Ela entrou, deitou-se no divã e disse:
- Acho que estou ficando louca”.
Eu fiquei em silêncio aguardando que ela me revelasse os sinais da sua loucura.
- Um dos meus prazeres é cozinhar. Vou para a cozinha, corto as cebolas, os tomates,
os pimentões – é uma alegria!
- Entretanto, faz uns dias, eu fui para a cozinha para fazer aquilo que já fizera centenas de vezes: cortar cebolas. Ato banal sem surpresas. Mas, cortada a cebola, eu olhei para ela e tive um susto. Percebi que nunca havia visto uma cebola. Aqueles anéis perfeitamente ajustados, a luz se refletindo neles: tive a impressão de estar vendo a rosácea de um vitral de catedral gótica. De repente, a cebola, de objeto a ser comido, se transformou em obra de arte para ser vista!
- E o pior é que o mesmo aconteceu quando cortei os tomates, os pimentões…
Agora, tudo o que vejo me causa espanto.
Ela se calou, esperando o meu diagnóstico.

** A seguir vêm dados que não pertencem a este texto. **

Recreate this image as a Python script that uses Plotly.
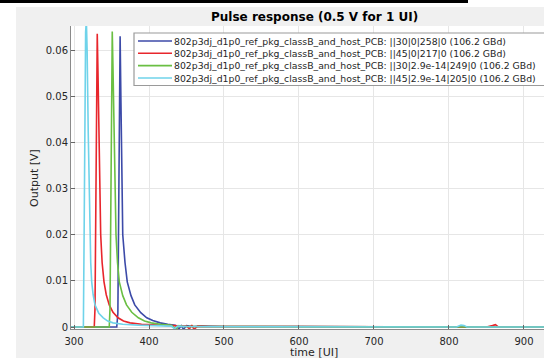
import plotly.graph_objects as go

# ---- data ----
names = [
    "802p3dj_d1p0_ref_pkg_classB_and_host_PCB: ||30|0|258|0 (106.2 GBd)",
    "802p3dj_d1p0_ref_pkg_classB_and_host_PCB: ||45|0|217|0 (106.2 GBd)",
    "802p3dj_d1p0_ref_pkg_classB_and_host_PCB: ||30|2.9e-14|249|0 (106.2 GBd)",
    "802p3dj_d1p0_ref_pkg_classB_and_host_PCB: ||45|2.9e-14|205|0 (106.2 GBd)",
]

t_blue = [296, 357, 358.5, 359.5, 360.5, 361.5, 362.5, 363.6, 365, 368, 371, 376, 381, 389, 397,
          405, 415, 425, 435, 440, 443, 446, 450, 454, 460, 470, 500, 600, 700, 800, 900, 930]
v_blue = [0, 0, 0.003, 0.025, 0.055, 0.0631, 0.05, 0.031, 0.02, 0.014, 0.0098, 0.0068, 0.0048,
          0.0031, 0.002, 0.0014, 0.0009, 0.0006, 0.0004, -0.0004, 0.0003, -0.0005, 0.0003, 0.0002,
          0.0001, 0.0002, 0.0001, 0.0001, 0, 0, 0, 0]

t_red = [296, 327, 328, 329, 330, 331, 332, 333.5, 334.7, 335.6, 337.5, 340, 343, 347, 352, 358.7,
         366, 374.7, 390, 410, 430, 450, 454, 457, 460, 465, 480, 600, 850, 858, 862, 866, 930]
v_red = [0, 0, 0.004, 0.03, 0.058, 0.0636, 0.055, 0.04, 0.031, 0.02, 0.014, 0.0098, 0.007, 0.0048,
         0.0032, 0.002, 0.0013, 0.0009, 0.0006, 0.0004, 0.0003, 0.0002, -0.0004, 0.0004, -0.0005,
         0.0002, 0.0001, 0.0001, 0, 0.0003, 0.0005, 0, 0]

t_green = [296, 347, 348, 349, 350, 351, 352, 353.5, 354.7, 356, 358, 360.4, 365, 370, 377, 385.8,
           394, 403, 415, 430, 436, 440, 445, 460, 600, 930]
v_green = [0, 0, 0.004, 0.03, 0.058, 0.0641, 0.056, 0.04, 0.031, 0.02, 0.014, 0.0098, 0.0068,
           0.0048, 0.0032, 0.002, 0.0013, 0.0009, 0.0006, 0.0004, -0.0005, 0.0003, 0.0001, 0.0001,
           0.0001, 0]

t_cyan = [296, 312.5, 313.5, 314.5, 315.5, 316.5, 317.5, 319, 320, 321.3, 322.3, 323.6, 325.5, 328,
          333, 339, 345, 352, 365, 385, 410, 430, 434, 438, 450, 810, 816, 820, 824, 930]
v_cyan = [0, 0, 0.02, 0.05, 0.064, 0.0665, 0.06, 0.042, 0.031, 0.02, 0.014, 0.0098, 0.007, 0.0048,
          0.003, 0.002, 0.0013, 0.0009, 0.0006, 0.0004, 0.0003, 0.0002, -0.0004, 0.0002, 0.0001,
          0, 0.0004, 0.0003, 0, 0]

x_ticks = [300, 400, 500, 600, 700, 800, 900]
y_ticks = [0, 0.01, 0.02, 0.03, 0.04, 0.05, 0.06]
y_tick_labels = ["0", "0.01", "0.02", "0.03", "0.04", "0.05", "0.06"]

colors = ["#3c4aa8", "#e8262c", "#6abf43", "#6fd3ea"]

# ---- layout geometry (pixels) ----
W, H = 544, 358
L, R, T, B = 71, 544, 26, 329
pw, ph = R - L, B - T


def px(xp):
    return (xp - L) / pw


def py(yp):
    return (B - yp) / ph


FONT = "DejaVu Sans"
GREY = "#f0f0f0"
fig = go.Figure()
series = [(t_blue, v_blue), (t_red, v_red), (t_green, v_green), (t_cyan, v_cyan)]
for (t, v), c, n in zip(series, colors, names):
    fig.add_trace(go.Scatter(x=t, y=v, mode="lines", name=n, showlegend=False,
                             line=dict(color=c, width=1.6)))


def rect(x0, x1, y0, y1, color, layer="below"):
    return dict(type="rect", xref="paper", yref="paper", x0=px(x0), x1=px(x1),
                y0=py(y1), y1=py(y0), fillcolor=color, line=dict(width=0), layer=layer)


shapes = [
    # grey figure frame around the (white) axes area
    rect(16, L, 7, H, GREY),
    rect(L, W, 7, T, GREY),
    rect(L, W, B, H, GREY),
    # black bar at the very top
    rect(0, 468, 0, 3, "black", layer="above"),
    # legend box
    dict(type="rect", xref="paper", yref="paper", x0=px(134), x1=px(W + 10), y0=py(85.5), y1=py(33),
         fillcolor="white", line=dict(color="#9a9a9a", width=1.2)),
]
annotations = [
    dict(text="<b>Pulse response (0.5 V for 1 UI)</b>", xref="paper", yref="paper",
         x=px(314), y=py(17), xanchor="center", yanchor="middle", showarrow=False,
         font=dict(family=FONT, size=12, color="black")),
    dict(text="time [UI]", xref="paper", yref="paper", x=px(314), y=py(352),
         xanchor="center", yanchor="middle", showarrow=False,
         font=dict(family=FONT, size=11, color="#262626")),
    dict(text="Output [V]", xref="paper", yref="paper", x=px(34), y=py(178),
         xanchor="center", yanchor="middle", showarrow=False, textangle=-90,
         font=dict(family=FONT, size=11, color="#262626")),
]
entry_y = [41, 53.3, 65.6, 78]
for yy, c, n in zip(entry_y, colors, names):
    shapes.append(dict(type="line", xref="paper", yref="paper", x0=px(138), x1=px(172),
                       y0=py(yy), y1=py(yy), line=dict(color=c, width=1.6)))
    annotations.append(dict(text=n, xref="paper", yref="paper", x=px(172), y=py(yy),
                            xanchor="left", yanchor="middle", showarrow=False,
                            font=dict(family=FONT, size=9.3, color="#262626")))

fig.update_layout(
    width=W, height=H,
    margin=dict(l=L, r=W - R, t=T, b=H - B, pad=0),
    paper_bgcolor="white",
    plot_bgcolor="white",
    showlegend=False,
    xaxis=dict(range=[296, 926.7], tickvals=x_ticks, ticks="inside", ticklen=4,
               tickcolor="#666", showline=True, linecolor="#8a8a8a", linewidth=1,
               showgrid=True, gridcolor="#e6e6e6", gridwidth=1, zeroline=False,
               ticklabelstandoff=3,
               tickfont=dict(family=FONT, size=10, color="#262626")),
    yaxis=dict(range=[-0.00043, 0.0653], tickvals=y_ticks, ticktext=y_tick_labels,
               ticks="inside", ticklen=4, tickcolor="#666", showline=True,
               linecolor="#8a8a8a", linewidth=1, showgrid=True, gridcolor="#e6e6e6",
               gridwidth=1, zeroline=False,
               tickfont=dict(family=FONT, size=10, color="#262626")),
    shapes=shapes,
    annotations=annotations,
)

fig.write_html("out.html", config={"displayModeBar": False},
               post_script="document.body.style.margin='0';")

Eu me levantei, fui à estante de livros e de lá retirei as “Odes Elementales”, de Pablo Neruda. Procurei a “Ode à Cebola” e lhe disse:
- Essa perturbação ocular que a acometeu é comum entre os poetas. Veja o que Neruda disse de uma cebola igual àquela que lhe causou assombro:
‘Rosa de água com escamas de cristal’.
- Não, você não está louca.
Você ganhou olhos de poeta…
Os poetas ensinam a ver.
Ver é muito complicado.
Isso é estranho porque os olhos, de todos os órgãos dos sentidos, são os de mais fácil compreensão científica. A sua física é idêntica à física óptica de uma máquina fotográfica: o objeto do lado de fora aparece refletido do lado de dentro. Mas existe algo na visão que não pertence à física.
William Blake sabia disso e afirmou:
- A árvore que o sábio vê não é a mesma árvore que o tolo vê.
Sei disso por experiência própria. Quando vejo os ipês floridos, sinto-me como Moisés
diante da sarça ardente: ali está uma epifania do sagrado. Mas uma mulher que vivia perto da minha casa decretou a morte de um ipê que florescia à frente de sua casa porque ele sujava o chão, dava muito trabalho para a sua vassoura.
Seus olhos não viam a beleza. Só viam o lixo.
Adélia Prado disse:
- Deus de vez em quando me tira a poesia.
Olho para uma pedra e vejo uma pedra.
Drummond viu uma pedra e não viu uma pedra.
A pedra que ele viu virou poema.
Há muitas pessoas de visão perfeita que nada vêem.
“Não é bastante não ser cego para ver as árvores e as flores. Não basta abrir a janela para ver os campos e os rios”, escreveu Alberto Caeiro, heterônimo de Fernando Pessoa.
O ato de ver não é coisa natural. Precisa ser aprendido.
Nietzsche sabia disso e afirmou que a primeira tarefa da educação é ensinar a ver.
O zen-budismo concorda, e toda a sua espiritualidade é uma busca da experiência chamada “satori”, a abertura do “terceiro olho”.
Não sei se Cummings se inspirava no zen-budismo, mas o fato é que escreveu:
“Agora os ouvidos dos meus ouvidos acordaram e os olhos dos meus olhos se abriram.”